Das sei aber nichts gegen den Ansturm, der während der zwei Stunden Öffnungszeit am Samstag über die Bürgerinfo hereinbrach, berichtet deren Leiterin Petra Riedel. «Da waren die Gänge voll mit Leuten.»
Die Arbeit verlaufe überwiegend ohne große Aufreger, hin und wieder lasse aber doch ein Rauch-Gegner Dampf ab. «Es ist offenbar das Hin und Her bei der Gesetzgebung, das viele Leute aufregt», hat Petra Riedel aus vielen Kommentaren herausgehört. «Und einige wollen wohl der Regierung eins auswischen.»
Auch Alt-Oberbürgermeister Uwe Lichtenberg steht in der Schlange. Nichtraucher? «Schon immer gewesen, aber ich habe jahrelang den Qualm anderer einatmen müssen», sagt er. Noch gut erinnere er sich an eine seiner ersten Amtshandlungen.
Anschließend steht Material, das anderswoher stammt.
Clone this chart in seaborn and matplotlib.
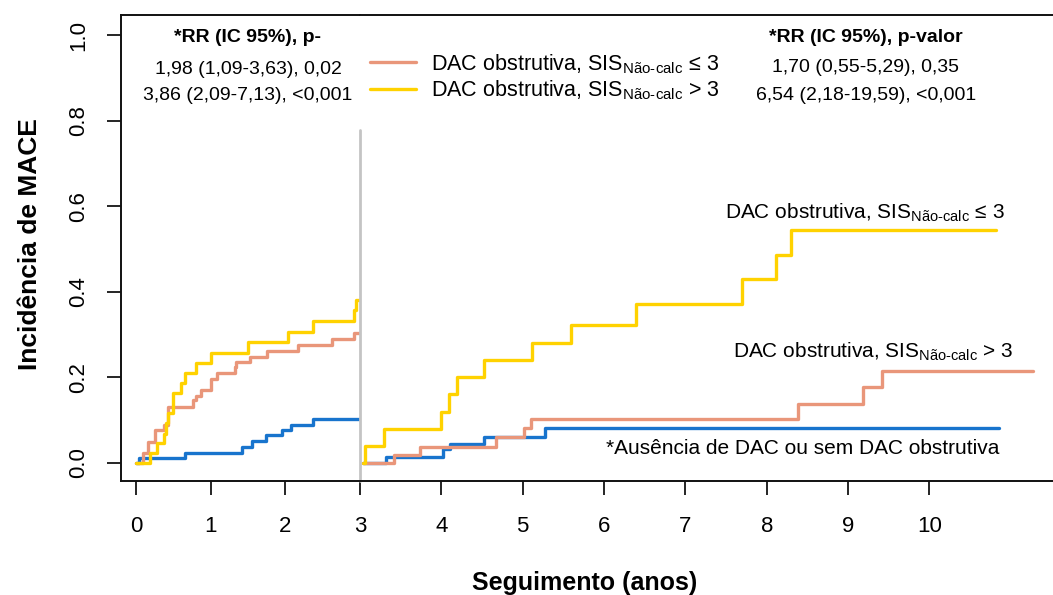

Als er in den 80er Jahren Rathauschef wurde, sorgte er für ein Rauchverbot im großen Sitzungssaal. «Das gab fast einen Aufstand.»
«Haben Sie sich denn selbst auch schon eingetragen», wurde Alexandra Porsch schon oft gefragt, doch eine Antwort gibt sie nie. «Unsere private Einstellung tut nix zur Sache, wir sind hier ganz neutral.» Zwischendrin müssen sie und ihre Kolleginnen Bürgern Auskunft geben, einen Fürth-Pass ausstellen oder Gelbe Säcke aushändigen - die eigentlichen Arbeiten der Bürgerinfo, die trotz des Volksbegehrens getan werden müssen.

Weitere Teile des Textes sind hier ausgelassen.